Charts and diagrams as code
━━━━━━━━━━━━━━━━━━━━

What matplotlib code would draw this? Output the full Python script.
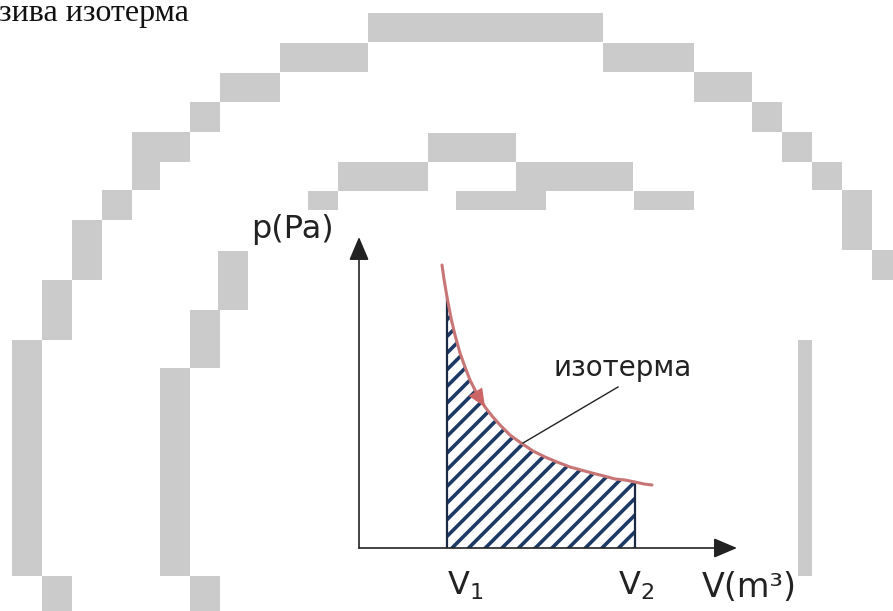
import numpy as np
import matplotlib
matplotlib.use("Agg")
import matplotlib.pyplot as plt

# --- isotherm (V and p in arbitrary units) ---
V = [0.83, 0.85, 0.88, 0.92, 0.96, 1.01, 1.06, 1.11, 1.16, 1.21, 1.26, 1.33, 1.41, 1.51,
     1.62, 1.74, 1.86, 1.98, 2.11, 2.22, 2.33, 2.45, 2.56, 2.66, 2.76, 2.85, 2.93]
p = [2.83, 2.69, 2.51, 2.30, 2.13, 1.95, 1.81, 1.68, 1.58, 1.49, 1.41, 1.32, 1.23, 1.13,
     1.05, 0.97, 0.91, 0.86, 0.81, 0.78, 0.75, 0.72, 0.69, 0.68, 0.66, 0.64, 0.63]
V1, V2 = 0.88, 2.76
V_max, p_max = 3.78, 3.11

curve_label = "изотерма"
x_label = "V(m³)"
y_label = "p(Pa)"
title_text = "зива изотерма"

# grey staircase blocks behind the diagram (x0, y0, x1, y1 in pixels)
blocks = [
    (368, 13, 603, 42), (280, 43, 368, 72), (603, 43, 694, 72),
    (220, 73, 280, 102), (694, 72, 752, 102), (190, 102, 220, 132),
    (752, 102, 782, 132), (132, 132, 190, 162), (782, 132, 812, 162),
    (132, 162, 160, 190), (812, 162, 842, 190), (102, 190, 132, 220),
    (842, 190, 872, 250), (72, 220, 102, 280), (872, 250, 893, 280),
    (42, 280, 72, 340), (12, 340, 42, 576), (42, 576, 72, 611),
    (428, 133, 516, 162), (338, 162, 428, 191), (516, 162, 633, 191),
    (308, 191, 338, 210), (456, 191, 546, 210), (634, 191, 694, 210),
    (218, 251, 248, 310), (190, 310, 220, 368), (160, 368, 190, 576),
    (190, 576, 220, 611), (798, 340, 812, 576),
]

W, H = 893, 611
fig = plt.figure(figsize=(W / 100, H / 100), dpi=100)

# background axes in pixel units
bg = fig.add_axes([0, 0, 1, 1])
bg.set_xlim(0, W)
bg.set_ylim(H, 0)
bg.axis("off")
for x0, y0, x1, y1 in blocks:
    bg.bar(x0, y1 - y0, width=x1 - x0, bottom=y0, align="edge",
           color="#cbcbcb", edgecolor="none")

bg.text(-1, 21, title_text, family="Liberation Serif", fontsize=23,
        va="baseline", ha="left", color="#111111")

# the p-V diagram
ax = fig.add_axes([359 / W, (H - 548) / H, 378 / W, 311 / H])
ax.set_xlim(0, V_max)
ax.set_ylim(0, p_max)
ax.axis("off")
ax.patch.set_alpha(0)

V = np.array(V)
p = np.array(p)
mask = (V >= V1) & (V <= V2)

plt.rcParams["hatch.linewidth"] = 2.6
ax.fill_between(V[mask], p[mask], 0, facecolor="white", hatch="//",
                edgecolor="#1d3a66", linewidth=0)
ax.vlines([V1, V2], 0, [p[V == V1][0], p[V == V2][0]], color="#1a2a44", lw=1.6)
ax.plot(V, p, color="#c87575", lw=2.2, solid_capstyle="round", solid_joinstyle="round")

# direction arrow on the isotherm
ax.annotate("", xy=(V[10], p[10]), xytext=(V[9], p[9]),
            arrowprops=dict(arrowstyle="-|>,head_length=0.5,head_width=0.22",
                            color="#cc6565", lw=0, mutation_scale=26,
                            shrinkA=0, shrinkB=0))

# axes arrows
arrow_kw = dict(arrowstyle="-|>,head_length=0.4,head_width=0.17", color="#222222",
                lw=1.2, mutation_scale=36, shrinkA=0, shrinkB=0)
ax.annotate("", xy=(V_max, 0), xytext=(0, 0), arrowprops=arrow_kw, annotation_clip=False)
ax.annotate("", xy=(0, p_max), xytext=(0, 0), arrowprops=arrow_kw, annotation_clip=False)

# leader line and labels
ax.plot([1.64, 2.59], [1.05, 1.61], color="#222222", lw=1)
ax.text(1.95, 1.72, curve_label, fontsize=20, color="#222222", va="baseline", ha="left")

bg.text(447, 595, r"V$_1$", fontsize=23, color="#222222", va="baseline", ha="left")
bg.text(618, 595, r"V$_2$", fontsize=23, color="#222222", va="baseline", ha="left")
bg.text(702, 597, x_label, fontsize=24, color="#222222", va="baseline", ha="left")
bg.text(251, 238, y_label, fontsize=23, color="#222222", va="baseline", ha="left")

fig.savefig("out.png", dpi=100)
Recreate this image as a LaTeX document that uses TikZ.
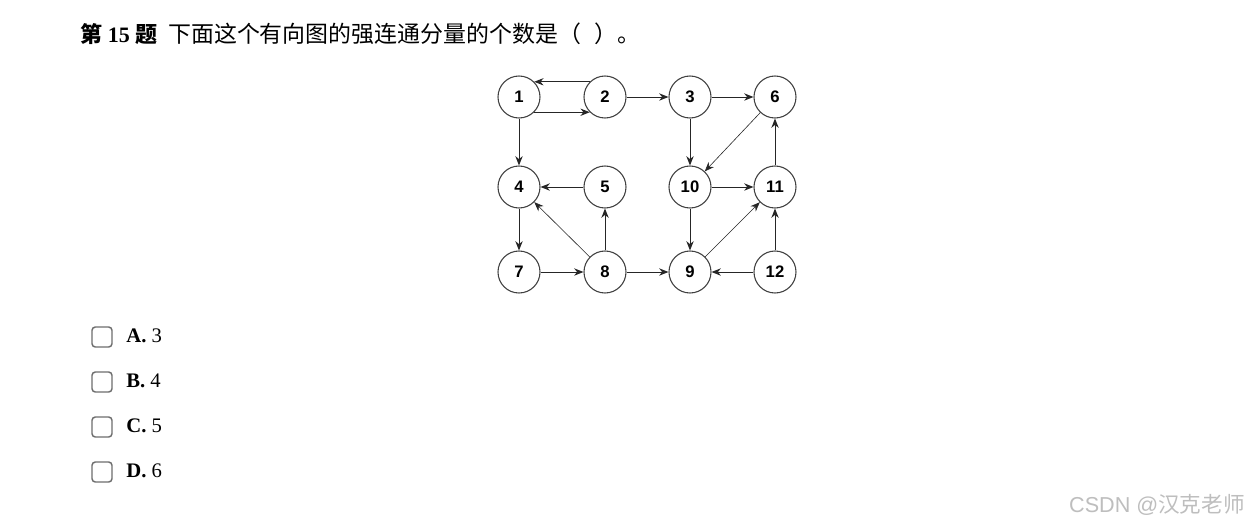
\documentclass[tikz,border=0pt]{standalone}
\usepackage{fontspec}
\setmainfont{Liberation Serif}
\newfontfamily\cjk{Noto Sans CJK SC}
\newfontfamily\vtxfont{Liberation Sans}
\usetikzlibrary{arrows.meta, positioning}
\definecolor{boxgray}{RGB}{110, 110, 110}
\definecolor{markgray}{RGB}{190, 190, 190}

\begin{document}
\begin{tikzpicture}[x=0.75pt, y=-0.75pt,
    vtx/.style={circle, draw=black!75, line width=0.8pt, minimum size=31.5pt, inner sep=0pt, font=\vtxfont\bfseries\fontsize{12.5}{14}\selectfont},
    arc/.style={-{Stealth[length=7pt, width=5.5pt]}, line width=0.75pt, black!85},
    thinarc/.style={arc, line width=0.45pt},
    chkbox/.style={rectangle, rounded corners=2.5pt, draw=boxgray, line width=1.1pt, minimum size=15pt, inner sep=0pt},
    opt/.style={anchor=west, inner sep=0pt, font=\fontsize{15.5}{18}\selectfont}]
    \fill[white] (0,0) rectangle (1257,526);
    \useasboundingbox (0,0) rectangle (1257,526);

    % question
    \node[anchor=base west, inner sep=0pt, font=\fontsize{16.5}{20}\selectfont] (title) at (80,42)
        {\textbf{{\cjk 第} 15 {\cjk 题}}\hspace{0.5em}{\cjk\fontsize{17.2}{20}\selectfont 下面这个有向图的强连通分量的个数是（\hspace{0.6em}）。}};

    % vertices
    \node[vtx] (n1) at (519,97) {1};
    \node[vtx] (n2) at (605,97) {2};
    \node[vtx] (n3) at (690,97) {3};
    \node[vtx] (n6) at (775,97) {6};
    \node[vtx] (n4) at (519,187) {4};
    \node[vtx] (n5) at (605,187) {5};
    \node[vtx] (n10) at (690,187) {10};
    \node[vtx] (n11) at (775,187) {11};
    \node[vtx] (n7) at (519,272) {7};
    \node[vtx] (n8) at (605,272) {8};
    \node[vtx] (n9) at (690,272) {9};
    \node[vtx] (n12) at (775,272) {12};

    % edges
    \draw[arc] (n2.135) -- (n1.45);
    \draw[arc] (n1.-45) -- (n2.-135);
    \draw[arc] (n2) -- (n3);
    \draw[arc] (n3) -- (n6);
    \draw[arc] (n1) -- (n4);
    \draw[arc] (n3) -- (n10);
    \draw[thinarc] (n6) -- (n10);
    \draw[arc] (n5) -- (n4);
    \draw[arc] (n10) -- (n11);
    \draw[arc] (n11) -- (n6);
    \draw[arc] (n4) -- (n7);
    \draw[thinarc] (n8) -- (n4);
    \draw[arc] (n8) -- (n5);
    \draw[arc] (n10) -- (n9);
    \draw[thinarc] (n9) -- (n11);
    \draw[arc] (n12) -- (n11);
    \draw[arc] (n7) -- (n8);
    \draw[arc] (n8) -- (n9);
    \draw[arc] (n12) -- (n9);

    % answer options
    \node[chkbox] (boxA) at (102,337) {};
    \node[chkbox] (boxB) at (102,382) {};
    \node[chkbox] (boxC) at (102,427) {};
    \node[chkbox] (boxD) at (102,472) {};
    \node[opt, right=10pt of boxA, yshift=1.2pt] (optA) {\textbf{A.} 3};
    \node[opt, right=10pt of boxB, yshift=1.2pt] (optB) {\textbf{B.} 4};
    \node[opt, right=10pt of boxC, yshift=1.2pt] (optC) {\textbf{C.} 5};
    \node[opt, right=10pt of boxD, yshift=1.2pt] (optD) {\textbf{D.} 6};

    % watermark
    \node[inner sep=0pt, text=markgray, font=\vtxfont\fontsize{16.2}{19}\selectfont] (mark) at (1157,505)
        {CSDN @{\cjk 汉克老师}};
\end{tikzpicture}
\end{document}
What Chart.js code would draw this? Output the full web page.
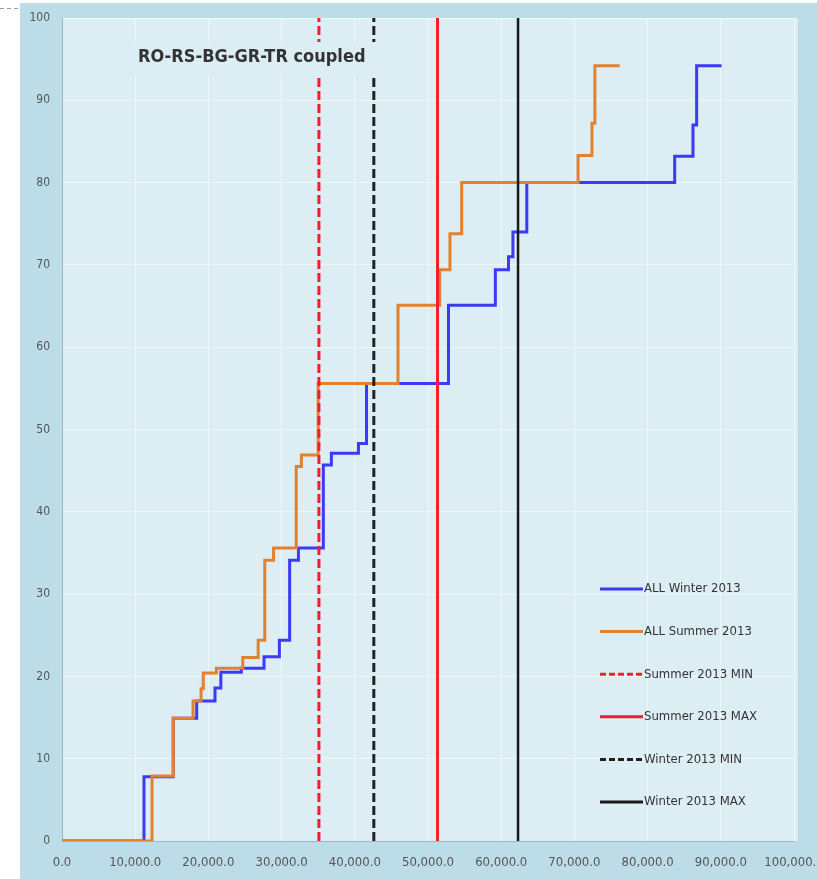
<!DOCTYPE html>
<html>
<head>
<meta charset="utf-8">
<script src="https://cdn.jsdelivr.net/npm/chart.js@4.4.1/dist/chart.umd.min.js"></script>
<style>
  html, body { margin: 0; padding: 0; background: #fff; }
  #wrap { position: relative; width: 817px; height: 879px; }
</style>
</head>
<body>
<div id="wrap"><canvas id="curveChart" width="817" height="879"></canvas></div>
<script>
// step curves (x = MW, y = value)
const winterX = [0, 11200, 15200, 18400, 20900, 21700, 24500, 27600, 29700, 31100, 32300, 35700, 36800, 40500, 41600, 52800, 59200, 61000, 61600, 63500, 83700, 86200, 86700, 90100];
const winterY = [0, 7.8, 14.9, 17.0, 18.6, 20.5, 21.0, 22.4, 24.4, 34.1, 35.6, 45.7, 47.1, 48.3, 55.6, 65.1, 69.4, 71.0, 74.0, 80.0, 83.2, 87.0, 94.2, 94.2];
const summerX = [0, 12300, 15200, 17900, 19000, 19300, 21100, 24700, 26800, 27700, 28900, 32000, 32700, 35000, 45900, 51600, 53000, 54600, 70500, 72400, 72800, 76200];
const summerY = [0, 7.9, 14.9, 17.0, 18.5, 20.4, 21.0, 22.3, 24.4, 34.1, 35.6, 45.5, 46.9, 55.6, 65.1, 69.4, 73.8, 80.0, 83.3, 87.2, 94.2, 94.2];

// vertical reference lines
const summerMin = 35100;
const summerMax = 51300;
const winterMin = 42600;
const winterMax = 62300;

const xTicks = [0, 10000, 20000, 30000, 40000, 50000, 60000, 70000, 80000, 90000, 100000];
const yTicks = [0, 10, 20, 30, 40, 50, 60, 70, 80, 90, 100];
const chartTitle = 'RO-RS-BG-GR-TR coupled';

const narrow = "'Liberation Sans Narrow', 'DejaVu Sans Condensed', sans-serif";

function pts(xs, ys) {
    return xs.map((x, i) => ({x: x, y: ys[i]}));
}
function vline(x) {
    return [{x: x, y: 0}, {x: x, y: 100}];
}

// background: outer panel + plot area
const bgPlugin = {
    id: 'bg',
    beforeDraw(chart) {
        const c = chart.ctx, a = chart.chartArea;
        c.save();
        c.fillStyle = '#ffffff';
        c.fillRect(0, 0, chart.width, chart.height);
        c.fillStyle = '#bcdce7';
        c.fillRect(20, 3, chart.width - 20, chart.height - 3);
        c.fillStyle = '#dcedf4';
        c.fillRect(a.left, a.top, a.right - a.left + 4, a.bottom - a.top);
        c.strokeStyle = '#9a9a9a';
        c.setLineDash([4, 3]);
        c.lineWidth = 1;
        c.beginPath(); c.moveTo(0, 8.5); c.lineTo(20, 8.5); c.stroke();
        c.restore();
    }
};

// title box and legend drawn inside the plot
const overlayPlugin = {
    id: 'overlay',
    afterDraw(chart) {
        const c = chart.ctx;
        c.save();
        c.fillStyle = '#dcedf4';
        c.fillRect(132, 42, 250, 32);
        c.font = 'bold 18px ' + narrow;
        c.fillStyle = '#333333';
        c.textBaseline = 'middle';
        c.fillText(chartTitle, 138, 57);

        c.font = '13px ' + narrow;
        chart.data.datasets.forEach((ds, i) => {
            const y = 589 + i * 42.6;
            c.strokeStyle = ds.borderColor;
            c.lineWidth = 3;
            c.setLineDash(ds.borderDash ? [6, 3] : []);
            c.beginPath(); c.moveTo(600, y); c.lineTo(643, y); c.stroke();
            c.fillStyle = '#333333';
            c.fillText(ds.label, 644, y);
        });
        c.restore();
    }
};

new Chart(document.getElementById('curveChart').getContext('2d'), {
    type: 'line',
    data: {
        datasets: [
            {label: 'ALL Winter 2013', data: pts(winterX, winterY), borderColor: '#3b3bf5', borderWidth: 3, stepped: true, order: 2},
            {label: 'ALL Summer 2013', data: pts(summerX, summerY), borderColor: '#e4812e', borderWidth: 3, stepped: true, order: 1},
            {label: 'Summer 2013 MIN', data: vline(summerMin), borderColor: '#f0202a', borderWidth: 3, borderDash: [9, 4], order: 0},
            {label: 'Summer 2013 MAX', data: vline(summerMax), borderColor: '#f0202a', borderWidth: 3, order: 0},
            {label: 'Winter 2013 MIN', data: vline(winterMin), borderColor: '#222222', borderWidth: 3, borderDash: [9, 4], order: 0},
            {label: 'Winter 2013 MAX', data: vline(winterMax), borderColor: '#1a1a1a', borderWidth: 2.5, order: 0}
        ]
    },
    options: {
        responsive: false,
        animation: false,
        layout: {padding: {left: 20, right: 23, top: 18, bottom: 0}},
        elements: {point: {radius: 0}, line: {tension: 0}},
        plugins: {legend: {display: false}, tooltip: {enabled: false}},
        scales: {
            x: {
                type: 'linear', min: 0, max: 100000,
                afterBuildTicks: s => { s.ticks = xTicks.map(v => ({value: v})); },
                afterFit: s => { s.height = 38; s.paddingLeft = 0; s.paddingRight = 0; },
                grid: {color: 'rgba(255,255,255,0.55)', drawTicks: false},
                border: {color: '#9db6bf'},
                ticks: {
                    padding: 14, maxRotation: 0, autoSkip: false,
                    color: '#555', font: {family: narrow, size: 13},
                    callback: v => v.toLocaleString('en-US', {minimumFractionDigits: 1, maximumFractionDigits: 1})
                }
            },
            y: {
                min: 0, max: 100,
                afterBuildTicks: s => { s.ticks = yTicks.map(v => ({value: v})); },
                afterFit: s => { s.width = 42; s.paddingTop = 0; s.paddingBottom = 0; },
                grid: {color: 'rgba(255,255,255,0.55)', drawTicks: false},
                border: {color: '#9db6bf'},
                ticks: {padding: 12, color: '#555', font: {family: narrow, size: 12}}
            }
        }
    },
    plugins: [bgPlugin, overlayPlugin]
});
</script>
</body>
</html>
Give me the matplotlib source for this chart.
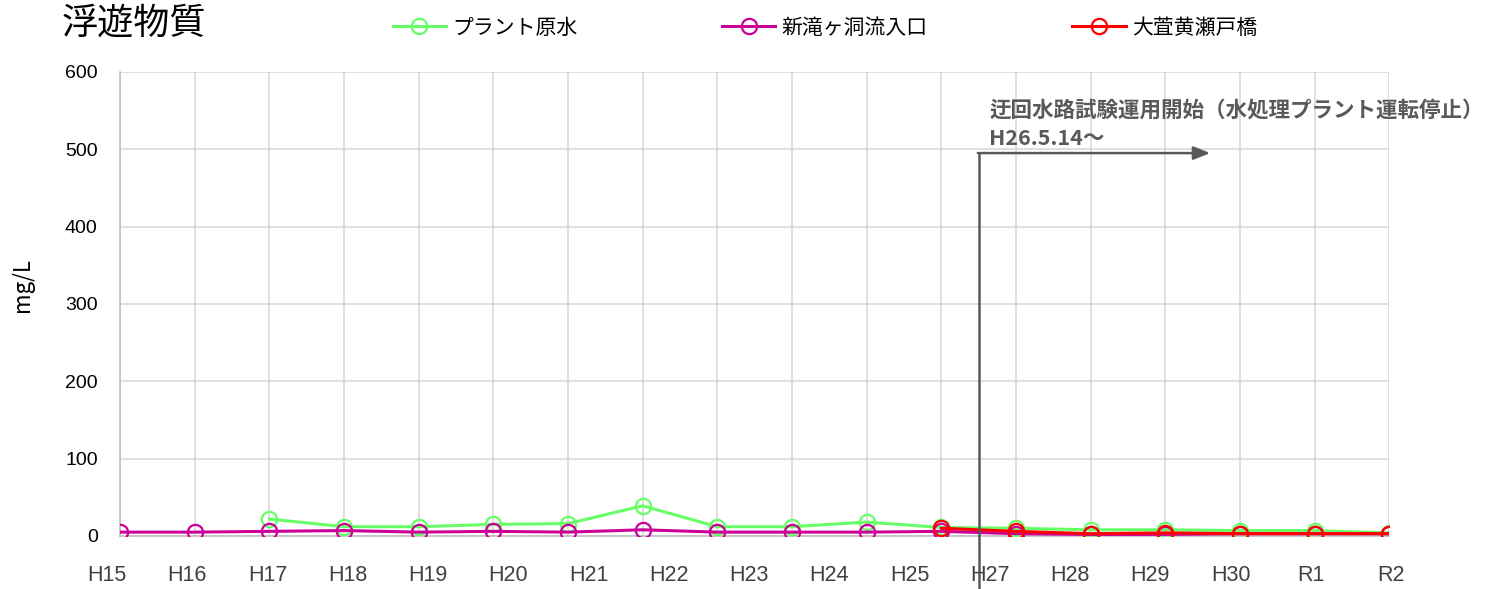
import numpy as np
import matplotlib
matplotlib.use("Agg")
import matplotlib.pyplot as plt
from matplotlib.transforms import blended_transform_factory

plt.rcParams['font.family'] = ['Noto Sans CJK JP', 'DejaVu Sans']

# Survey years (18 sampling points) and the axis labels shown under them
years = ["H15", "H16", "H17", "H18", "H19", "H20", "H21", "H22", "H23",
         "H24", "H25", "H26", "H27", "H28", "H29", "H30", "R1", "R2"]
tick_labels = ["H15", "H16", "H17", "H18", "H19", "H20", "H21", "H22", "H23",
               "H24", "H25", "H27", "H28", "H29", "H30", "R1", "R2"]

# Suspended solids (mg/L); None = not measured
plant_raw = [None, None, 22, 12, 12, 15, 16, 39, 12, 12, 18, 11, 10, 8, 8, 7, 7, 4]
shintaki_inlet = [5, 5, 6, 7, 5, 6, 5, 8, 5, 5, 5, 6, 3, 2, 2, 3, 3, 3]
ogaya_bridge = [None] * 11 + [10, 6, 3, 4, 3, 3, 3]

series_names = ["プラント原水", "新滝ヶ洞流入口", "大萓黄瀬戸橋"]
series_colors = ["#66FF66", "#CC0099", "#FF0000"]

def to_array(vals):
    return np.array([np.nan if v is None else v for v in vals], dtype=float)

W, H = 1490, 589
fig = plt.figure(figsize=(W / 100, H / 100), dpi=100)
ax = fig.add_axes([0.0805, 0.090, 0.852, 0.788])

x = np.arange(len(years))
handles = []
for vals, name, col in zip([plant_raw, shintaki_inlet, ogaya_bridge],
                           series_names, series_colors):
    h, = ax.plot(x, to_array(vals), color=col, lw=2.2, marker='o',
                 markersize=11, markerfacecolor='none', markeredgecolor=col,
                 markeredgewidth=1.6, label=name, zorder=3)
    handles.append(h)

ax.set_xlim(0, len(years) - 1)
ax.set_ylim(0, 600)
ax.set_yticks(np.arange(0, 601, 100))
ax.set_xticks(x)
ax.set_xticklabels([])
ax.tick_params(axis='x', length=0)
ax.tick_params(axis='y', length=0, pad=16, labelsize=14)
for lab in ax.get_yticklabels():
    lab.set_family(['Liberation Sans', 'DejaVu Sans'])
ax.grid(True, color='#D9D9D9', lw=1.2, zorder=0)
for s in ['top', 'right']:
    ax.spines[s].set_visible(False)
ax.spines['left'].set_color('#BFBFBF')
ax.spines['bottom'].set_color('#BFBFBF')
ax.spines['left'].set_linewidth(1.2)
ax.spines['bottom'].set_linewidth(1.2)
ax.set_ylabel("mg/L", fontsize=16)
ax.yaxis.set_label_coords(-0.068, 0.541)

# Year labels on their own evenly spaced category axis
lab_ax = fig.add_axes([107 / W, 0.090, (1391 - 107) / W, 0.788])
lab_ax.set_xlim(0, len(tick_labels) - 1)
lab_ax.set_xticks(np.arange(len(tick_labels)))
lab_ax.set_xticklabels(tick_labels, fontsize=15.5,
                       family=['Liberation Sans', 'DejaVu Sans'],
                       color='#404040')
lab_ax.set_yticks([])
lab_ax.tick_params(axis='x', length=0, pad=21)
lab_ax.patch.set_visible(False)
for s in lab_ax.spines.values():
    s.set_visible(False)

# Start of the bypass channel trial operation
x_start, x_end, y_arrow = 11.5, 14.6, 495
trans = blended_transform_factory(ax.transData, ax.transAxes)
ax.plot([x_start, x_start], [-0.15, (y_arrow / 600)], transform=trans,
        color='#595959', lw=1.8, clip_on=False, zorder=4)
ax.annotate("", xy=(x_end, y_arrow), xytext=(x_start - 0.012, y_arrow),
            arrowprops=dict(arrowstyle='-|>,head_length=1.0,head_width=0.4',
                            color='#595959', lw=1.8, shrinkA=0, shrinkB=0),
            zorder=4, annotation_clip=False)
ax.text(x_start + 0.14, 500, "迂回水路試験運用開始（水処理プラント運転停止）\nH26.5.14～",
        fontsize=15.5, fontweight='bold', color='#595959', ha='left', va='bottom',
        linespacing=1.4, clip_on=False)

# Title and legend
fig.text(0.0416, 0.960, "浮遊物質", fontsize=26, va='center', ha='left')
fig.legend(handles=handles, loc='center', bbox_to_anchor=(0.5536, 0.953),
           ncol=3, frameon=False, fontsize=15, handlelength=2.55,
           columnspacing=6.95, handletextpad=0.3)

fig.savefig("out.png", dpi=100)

━━━━━━━━━━━━━━━━━━━━

Copy each line from the records above that includes the string "this".

What matplotlib code would draw this? Output the full Python script.
Recreate this image as a LaTeX document that uses TikZ.
What Chart.js code would draw this? Output the full web page.
Give me the matplotlib source for this chart.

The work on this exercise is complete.